The writer used so much flowery language that I felt like I was reading a novel, not my own country's history. The Indonesian Communist Party (PKI) members blamed for the murder of Indonesia's top military officials were described as "extremely cruel and barbaric. Their cruelty is inhumane… No one is as violent as them in this world.” I mean, that's just a bit too much exaggeration for me to stomach. It was entertaining, though. It was also fun to spot the typos.
Whoever wrote all the plaques tried really hard to sound deep, but failed miserably.
The exterior of the museum is classic Javanese architecture, but that vibe disappears once you enter the exhibition building through its automatic doors. The first hall is filled a circular photo installation of Suharto that makes you feel like you're inside a spaceship. There's not a lot of color in the building either—everything is grey and metallic. It's cold and eerie. But I have to admit, the way the curators used technology to tell Suharto's story was pretty impressive. There are plenty of pictures inside, but there are also interactive installations where you can browse documents or video recordings from their digital catalog. The videos are accompanied with dramatic sound effects that totally made me feel I was watching the latest Avengers film, not a propaganda clip about how great the New Order era was.

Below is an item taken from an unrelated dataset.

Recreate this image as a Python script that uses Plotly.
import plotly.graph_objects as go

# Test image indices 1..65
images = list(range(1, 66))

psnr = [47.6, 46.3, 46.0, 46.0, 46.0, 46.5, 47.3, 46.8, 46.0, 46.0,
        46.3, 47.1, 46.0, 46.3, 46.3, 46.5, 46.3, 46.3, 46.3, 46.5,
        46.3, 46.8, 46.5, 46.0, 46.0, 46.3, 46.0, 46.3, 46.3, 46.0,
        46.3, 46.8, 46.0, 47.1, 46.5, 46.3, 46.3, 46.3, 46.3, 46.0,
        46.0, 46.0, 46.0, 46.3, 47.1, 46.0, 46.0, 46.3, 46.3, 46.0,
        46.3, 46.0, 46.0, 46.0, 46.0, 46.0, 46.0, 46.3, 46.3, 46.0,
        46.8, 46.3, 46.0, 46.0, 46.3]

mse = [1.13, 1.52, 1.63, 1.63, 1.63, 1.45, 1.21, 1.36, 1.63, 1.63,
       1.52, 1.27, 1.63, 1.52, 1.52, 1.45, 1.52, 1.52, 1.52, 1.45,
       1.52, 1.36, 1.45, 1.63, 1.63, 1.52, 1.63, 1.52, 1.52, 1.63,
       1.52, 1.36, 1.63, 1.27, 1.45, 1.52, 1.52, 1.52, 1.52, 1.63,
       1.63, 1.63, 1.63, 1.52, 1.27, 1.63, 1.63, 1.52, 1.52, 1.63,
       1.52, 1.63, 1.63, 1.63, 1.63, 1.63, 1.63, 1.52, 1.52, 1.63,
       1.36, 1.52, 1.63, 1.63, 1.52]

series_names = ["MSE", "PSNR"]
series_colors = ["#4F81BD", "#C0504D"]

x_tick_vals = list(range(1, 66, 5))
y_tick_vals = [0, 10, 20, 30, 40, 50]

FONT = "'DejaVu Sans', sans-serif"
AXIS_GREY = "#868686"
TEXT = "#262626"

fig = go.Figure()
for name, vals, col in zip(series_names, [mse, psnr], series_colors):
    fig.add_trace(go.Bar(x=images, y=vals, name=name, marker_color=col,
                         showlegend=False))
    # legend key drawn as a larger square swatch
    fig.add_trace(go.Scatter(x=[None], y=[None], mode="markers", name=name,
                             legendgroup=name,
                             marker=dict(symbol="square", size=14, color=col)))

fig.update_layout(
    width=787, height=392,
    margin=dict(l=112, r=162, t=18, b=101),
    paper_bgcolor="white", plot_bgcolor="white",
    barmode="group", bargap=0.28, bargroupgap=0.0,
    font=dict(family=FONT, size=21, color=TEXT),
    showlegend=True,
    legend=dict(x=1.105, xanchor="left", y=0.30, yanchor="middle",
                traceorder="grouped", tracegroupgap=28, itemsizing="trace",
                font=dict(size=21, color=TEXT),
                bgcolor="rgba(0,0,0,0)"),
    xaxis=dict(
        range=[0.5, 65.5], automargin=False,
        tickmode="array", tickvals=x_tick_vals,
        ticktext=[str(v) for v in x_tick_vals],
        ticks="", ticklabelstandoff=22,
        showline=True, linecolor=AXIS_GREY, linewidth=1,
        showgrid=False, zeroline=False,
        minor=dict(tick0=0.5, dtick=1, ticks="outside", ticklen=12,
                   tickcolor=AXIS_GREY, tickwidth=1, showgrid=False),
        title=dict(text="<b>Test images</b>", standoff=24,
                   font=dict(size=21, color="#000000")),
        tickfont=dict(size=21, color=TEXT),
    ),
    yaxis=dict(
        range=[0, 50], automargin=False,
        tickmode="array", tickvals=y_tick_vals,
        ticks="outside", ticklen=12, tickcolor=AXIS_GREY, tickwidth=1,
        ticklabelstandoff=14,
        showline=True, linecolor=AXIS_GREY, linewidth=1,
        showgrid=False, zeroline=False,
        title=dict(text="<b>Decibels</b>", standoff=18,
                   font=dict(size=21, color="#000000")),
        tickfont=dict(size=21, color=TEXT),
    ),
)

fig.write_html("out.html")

Its use of multimedia storytelling techniques was actually pretty impressive.
Don't expect to see Suharto's personal belongings, things like letters or briefcases—just go to the exhibition on the literary giant Pramoedya Ananta Toer in Jakarta if that's the kind of stuff you're into. Besides photos and plaques, the only interesting part of the museum are the five digital versions of Supersemar—the document Sukarno supposedly signed that says Suharto could do whatever was "necessary" to handle the chaos of 1965. The authenticity of this document has never been proved, so just like everything in the museum, you have to take it with a grain of salt.In conclusion, if you haven't read anything about the New Order or Suharto before, then you will walk away from this museum believing that Indonesia was way better under his rule. The museum conveniently—and unsurprisingly—leaves out the darker aspects of his time in power, including the 1965 massacre that left an estimated half-million dead, the exile of intellectuals to Buru Island, the missing student activists, the petrus killings, or even the protests demanding his resignation.So what's the biggest lesson I learned about Suharto after visiting his museum? I learned that, when you're talking about Suharto, history is a malleable thing, which is probably a pretty apt thing to learn from a museum about the New Order regime, when you think about it.